§ **WORK TO BE COMPLETED**
Take the lines from the beginning of the data below through the line holding "label='Gaussian short range')" and return exactly those.

- - - - - - -

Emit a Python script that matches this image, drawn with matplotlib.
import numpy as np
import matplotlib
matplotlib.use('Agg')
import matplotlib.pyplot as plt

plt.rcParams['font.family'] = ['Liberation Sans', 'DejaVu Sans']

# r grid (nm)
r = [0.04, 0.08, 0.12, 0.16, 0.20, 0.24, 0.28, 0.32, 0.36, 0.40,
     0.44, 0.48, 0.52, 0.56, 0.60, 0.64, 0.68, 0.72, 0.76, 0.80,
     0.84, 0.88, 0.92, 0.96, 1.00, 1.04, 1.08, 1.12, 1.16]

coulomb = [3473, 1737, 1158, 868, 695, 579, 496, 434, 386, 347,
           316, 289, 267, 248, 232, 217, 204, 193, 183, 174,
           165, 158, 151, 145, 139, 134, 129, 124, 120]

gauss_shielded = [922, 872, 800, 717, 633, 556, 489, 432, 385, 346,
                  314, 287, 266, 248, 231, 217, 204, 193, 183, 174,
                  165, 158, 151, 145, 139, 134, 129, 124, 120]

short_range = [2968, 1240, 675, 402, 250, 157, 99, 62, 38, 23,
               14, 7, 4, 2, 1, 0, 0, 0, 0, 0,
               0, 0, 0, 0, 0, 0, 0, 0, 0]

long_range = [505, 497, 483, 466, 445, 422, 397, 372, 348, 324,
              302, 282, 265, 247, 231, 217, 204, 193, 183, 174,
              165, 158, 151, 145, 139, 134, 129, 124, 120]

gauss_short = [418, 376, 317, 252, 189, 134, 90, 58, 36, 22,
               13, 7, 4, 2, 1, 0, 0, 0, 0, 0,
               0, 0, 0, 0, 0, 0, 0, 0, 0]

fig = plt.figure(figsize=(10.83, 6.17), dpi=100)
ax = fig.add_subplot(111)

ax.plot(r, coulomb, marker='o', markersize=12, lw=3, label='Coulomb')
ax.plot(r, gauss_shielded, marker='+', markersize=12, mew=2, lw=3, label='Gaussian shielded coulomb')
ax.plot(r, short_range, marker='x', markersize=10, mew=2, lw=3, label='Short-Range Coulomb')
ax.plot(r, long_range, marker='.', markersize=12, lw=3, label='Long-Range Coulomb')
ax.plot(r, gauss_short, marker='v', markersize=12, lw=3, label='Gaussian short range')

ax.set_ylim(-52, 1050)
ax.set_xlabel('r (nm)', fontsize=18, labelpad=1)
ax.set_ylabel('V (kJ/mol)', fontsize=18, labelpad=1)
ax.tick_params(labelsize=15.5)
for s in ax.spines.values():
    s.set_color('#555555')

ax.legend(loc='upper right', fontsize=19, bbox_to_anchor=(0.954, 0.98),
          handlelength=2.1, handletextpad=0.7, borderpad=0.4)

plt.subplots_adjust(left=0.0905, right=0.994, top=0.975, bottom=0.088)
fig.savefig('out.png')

- - - - - - -

§ **ANSWER FOR THE TASK**
Emit a Python script that matches this image, drawn with matplotlib.
import numpy as np
import matplotlib
matplotlib.use('Agg')
import matplotlib.pyplot as plt

plt.rcParams['font.family'] = ['Liberation Sans', 'DejaVu Sans']

# r grid (nm)
r = [0.04, 0.08, 0.12, 0.16, 0.20, 0.24, 0.28, 0.32, 0.36, 0.40,
     0.44, 0.48, 0.52, 0.56, 0.60, 0.64, 0.68, 0.72, 0.76, 0.80,
     0.84, 0.88, 0.92, 0.96, 1.00, 1.04, 1.08, 1.12, 1.16]

coulomb = [3473, 1737, 1158, 868, 695, 579, 496, 434, 386, 347,
           316, 289, 267, 248, 232, 217, 204, 193, 183, 174,
           165, 158, 151, 145, 139, 134, 129, 124, 120]

gauss_shielded = [922, 872, 800, 717, 633, 556, 489, 432, 385, 346,
                  314, 287, 266, 248, 231, 217, 204, 193, 183, 174,
                  165, 158, 151, 145, 139, 134, 129, 124, 120]

short_range = [2968, 1240, 675, 402, 250, 157, 99, 62, 38, 23,
               14, 7, 4, 2, 1, 0, 0, 0, 0, 0,
               0, 0, 0, 0, 0, 0, 0, 0, 0]

long_range = [505, 497, 483, 466, 445, 422, 397, 372, 348, 324,
              302, 282, 265, 247, 231, 217, 204, 193, 183, 174,
              165, 158, 151, 145, 139, 134, 129, 124, 120]

gauss_short = [418, 376, 317, 252, 189, 134, 90, 58, 36, 22,
               13, 7, 4, 2, 1, 0, 0, 0, 0, 0,
               0, 0, 0, 0, 0, 0, 0, 0, 0]

fig = plt.figure(figsize=(10.83, 6.17), dpi=100)
ax = fig.add_subplot(111)

ax.plot(r, coulomb, marker='o', markersize=12, lw=3, label='Coulomb')
ax.plot(r, gauss_shielded, marker='+', markersize=12, mew=2, lw=3, label='Gaussian shielded coulomb')
ax.plot(r, short_range, marker='x', markersize=10, mew=2, lw=3, label='Short-Range Coulomb')
ax.plot(r, long_range, marker='.', markersize=12, lw=3, label='Long-Range Coulomb')
ax.plot(r, gauss_short, marker='v', markersize=12, lw=3, label='Gaussian short range')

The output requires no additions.